● PROBLEM TO SOLVE: In this exercise, the entries below include pictures. Repeat exactly the lines from the line with "Reproduce this chart with D3.js." to the line with "3.03, 2.20, 1.33];", including both, but without the pictures.

● Stored entries:
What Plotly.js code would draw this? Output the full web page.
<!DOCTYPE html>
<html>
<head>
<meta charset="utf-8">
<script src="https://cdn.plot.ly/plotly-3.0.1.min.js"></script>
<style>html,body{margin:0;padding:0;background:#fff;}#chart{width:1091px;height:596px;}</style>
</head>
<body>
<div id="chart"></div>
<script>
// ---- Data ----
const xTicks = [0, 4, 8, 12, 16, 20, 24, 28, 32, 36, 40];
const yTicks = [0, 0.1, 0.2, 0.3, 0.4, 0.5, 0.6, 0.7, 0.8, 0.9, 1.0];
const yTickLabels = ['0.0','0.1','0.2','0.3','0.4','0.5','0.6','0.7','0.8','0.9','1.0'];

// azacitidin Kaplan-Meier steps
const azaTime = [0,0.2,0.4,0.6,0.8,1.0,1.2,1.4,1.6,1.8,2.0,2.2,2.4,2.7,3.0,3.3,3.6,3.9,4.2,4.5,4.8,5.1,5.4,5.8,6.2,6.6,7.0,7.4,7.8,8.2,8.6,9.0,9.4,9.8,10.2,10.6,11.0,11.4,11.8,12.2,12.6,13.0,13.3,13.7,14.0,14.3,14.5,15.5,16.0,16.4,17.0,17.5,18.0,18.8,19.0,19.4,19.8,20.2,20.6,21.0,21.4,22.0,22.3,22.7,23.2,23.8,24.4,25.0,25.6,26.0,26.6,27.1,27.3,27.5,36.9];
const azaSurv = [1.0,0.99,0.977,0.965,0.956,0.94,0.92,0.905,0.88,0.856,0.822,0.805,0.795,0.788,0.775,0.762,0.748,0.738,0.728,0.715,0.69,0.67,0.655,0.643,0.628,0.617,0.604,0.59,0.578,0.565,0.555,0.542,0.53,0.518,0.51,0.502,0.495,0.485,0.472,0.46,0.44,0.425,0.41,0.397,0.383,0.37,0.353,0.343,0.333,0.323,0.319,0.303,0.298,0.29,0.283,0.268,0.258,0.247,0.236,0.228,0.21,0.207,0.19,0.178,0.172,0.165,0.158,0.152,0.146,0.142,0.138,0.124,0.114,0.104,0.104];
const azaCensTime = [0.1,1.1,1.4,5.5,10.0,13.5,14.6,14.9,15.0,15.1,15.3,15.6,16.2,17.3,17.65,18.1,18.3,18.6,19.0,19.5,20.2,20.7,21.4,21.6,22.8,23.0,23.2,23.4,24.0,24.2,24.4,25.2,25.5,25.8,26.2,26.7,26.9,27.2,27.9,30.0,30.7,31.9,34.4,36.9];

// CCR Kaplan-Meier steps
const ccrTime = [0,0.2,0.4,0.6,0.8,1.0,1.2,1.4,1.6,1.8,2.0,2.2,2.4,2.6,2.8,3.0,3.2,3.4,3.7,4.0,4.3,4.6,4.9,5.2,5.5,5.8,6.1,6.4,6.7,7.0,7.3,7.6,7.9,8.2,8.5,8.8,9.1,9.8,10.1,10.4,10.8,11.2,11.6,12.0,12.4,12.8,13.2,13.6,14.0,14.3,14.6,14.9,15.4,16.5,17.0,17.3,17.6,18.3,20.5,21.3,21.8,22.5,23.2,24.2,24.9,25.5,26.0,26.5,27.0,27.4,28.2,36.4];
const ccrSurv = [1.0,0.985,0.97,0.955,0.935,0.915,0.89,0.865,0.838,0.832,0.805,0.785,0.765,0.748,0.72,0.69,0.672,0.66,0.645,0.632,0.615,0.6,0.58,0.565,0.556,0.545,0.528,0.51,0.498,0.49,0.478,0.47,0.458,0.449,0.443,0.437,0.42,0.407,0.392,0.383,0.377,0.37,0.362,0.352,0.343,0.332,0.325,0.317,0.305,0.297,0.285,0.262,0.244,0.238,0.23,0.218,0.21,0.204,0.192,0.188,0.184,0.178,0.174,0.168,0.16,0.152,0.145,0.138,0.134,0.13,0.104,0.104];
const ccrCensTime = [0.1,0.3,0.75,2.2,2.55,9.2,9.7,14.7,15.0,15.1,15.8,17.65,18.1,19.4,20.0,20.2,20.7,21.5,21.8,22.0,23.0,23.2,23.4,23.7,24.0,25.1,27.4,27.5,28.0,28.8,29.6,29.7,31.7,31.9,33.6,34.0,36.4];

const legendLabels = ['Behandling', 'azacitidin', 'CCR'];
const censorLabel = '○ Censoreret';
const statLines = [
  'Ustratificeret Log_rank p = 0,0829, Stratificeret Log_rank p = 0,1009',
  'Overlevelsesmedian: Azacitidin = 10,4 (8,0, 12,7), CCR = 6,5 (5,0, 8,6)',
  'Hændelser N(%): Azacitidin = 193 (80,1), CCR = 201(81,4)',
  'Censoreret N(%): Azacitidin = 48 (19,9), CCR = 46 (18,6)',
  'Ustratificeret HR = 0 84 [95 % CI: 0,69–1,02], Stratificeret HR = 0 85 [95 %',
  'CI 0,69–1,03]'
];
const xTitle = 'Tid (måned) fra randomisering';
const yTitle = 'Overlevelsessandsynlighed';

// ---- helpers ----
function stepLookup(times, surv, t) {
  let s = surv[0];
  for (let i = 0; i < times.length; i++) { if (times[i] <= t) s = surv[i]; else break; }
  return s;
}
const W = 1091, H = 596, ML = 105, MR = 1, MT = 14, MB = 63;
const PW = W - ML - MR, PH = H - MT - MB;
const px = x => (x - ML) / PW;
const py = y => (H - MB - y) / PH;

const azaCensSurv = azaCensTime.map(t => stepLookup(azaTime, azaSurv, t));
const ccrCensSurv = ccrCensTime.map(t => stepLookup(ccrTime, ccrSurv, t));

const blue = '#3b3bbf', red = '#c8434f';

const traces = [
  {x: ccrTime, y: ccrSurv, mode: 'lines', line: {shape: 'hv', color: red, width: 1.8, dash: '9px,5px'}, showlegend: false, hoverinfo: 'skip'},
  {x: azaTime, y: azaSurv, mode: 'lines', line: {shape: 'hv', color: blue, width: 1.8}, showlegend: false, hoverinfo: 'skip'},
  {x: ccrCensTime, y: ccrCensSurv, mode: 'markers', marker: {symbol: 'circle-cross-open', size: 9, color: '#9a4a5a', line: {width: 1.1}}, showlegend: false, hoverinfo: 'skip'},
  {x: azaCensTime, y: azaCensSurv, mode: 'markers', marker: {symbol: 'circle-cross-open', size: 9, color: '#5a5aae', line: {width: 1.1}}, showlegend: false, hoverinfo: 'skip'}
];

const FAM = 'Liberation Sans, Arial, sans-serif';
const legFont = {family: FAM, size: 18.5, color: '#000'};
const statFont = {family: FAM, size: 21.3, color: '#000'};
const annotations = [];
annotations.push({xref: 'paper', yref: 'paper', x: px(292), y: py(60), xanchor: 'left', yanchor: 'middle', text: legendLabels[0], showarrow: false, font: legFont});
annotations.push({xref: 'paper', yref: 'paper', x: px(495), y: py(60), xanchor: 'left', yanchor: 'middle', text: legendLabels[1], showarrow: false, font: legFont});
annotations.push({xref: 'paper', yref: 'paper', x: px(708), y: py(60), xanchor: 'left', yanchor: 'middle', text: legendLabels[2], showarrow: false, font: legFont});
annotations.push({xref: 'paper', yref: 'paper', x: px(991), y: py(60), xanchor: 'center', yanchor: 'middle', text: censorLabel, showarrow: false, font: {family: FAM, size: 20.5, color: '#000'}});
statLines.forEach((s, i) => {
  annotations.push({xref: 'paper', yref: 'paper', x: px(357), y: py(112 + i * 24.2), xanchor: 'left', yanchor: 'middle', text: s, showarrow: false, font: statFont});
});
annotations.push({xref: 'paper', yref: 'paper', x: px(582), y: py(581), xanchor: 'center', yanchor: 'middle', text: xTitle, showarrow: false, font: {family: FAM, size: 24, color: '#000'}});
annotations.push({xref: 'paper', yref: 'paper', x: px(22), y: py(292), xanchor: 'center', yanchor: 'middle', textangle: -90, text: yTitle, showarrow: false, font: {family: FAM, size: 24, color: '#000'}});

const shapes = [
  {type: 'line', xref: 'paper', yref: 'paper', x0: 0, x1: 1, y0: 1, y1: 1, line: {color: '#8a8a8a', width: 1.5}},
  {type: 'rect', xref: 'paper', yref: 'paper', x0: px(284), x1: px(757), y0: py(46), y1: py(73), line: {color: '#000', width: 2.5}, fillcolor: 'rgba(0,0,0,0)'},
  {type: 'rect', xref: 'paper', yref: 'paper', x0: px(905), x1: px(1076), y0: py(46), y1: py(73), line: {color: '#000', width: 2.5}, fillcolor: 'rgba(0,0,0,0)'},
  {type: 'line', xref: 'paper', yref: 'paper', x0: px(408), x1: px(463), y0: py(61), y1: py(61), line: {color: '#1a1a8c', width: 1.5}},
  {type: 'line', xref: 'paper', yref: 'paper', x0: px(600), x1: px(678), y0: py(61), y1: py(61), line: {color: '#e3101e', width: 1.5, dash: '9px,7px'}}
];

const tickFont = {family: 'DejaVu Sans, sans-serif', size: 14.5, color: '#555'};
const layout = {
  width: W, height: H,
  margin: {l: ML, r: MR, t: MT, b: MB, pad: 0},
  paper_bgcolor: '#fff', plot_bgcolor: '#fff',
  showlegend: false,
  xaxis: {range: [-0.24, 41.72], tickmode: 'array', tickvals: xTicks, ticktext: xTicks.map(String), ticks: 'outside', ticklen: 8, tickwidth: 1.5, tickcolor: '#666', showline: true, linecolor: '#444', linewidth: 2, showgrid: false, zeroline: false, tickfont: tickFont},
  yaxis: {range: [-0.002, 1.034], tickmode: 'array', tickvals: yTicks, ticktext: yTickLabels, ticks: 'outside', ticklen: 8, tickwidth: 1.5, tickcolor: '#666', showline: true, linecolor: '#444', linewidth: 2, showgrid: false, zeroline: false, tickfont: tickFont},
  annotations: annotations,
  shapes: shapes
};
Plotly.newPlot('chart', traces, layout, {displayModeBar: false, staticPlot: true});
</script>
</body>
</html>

==

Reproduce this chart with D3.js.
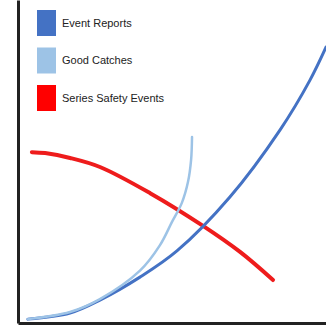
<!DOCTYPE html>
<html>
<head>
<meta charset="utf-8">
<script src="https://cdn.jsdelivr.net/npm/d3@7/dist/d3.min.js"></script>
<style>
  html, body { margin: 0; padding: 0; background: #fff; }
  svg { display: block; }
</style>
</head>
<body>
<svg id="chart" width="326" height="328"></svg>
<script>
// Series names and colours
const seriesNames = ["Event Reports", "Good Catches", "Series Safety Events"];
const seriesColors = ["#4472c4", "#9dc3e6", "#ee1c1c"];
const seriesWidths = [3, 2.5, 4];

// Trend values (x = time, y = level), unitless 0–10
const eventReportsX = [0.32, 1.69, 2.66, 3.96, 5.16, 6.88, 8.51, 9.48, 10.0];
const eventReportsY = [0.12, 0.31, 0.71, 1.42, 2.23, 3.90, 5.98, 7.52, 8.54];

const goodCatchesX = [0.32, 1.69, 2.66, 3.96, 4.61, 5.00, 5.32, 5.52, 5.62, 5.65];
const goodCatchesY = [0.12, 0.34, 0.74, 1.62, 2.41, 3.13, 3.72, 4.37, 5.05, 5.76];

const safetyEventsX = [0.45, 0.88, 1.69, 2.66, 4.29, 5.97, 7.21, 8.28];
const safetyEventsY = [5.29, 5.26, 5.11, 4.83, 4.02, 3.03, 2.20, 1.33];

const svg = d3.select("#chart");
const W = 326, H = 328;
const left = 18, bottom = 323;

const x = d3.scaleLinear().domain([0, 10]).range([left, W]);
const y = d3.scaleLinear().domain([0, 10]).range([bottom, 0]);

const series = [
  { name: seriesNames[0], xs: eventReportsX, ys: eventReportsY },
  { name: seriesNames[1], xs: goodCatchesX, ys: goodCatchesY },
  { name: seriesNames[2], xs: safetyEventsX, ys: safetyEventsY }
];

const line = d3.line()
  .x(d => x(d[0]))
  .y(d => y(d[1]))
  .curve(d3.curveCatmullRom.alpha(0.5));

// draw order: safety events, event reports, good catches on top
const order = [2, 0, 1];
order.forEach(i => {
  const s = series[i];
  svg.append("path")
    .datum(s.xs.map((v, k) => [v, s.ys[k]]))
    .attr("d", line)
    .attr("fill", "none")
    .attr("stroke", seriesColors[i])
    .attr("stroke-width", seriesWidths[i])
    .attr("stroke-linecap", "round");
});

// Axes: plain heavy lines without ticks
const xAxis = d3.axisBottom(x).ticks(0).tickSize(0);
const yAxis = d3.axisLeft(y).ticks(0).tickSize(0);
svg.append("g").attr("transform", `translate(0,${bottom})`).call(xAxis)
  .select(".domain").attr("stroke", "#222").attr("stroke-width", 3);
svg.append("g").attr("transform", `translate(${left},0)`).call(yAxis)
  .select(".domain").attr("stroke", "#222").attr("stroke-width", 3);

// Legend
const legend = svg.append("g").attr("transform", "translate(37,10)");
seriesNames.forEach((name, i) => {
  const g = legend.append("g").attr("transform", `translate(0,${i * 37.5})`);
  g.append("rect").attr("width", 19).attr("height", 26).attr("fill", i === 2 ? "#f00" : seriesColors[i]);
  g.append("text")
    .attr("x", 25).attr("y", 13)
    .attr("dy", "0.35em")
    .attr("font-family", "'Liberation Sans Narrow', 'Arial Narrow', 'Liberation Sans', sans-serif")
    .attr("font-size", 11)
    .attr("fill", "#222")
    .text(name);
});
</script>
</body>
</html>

● TASK SOLUTION:
Reproduce this chart with D3.js.
<!DOCTYPE html>
<html>
<head>
<meta charset="utf-8">
<script src="https://cdn.jsdelivr.net/npm/d3@7/dist/d3.min.js"></script>
<style>
  html, body { margin: 0; padding: 0; background: #fff; }
  svg { display: block; }
</style>
</head>
<body>
<svg id="chart" width="326" height="328"></svg>
<script>
// Series names and colours
const seriesNames = ["Event Reports", "Good Catches", "Series Safety Events"];
const seriesColors = ["#4472c4", "#9dc3e6", "#ee1c1c"];
const seriesWidths = [3, 2.5, 4];

// Trend values (x = time, y = level), unitless 0–10
const eventReportsX = [0.32, 1.69, 2.66, 3.96, 5.16, 6.88, 8.51, 9.48, 10.0];
const eventReportsY = [0.12, 0.31, 0.71, 1.42, 2.23, 3.90, 5.98, 7.52, 8.54];

const goodCatchesX = [0.32, 1.69, 2.66, 3.96, 4.61, 5.00, 5.32, 5.52, 5.62, 5.65];
const goodCatchesY = [0.12, 0.34, 0.74, 1.62, 2.41, 3.13, 3.72, 4.37, 5.05, 5.76];

const safetyEventsX = [0.45, 0.88, 1.69, 2.66, 4.29, 5.97, 7.21, 8.28];
const safetyEventsY = [5.29, 5.26, 5.11, 4.83, 4.02, 3.03, 2.20, 1.33];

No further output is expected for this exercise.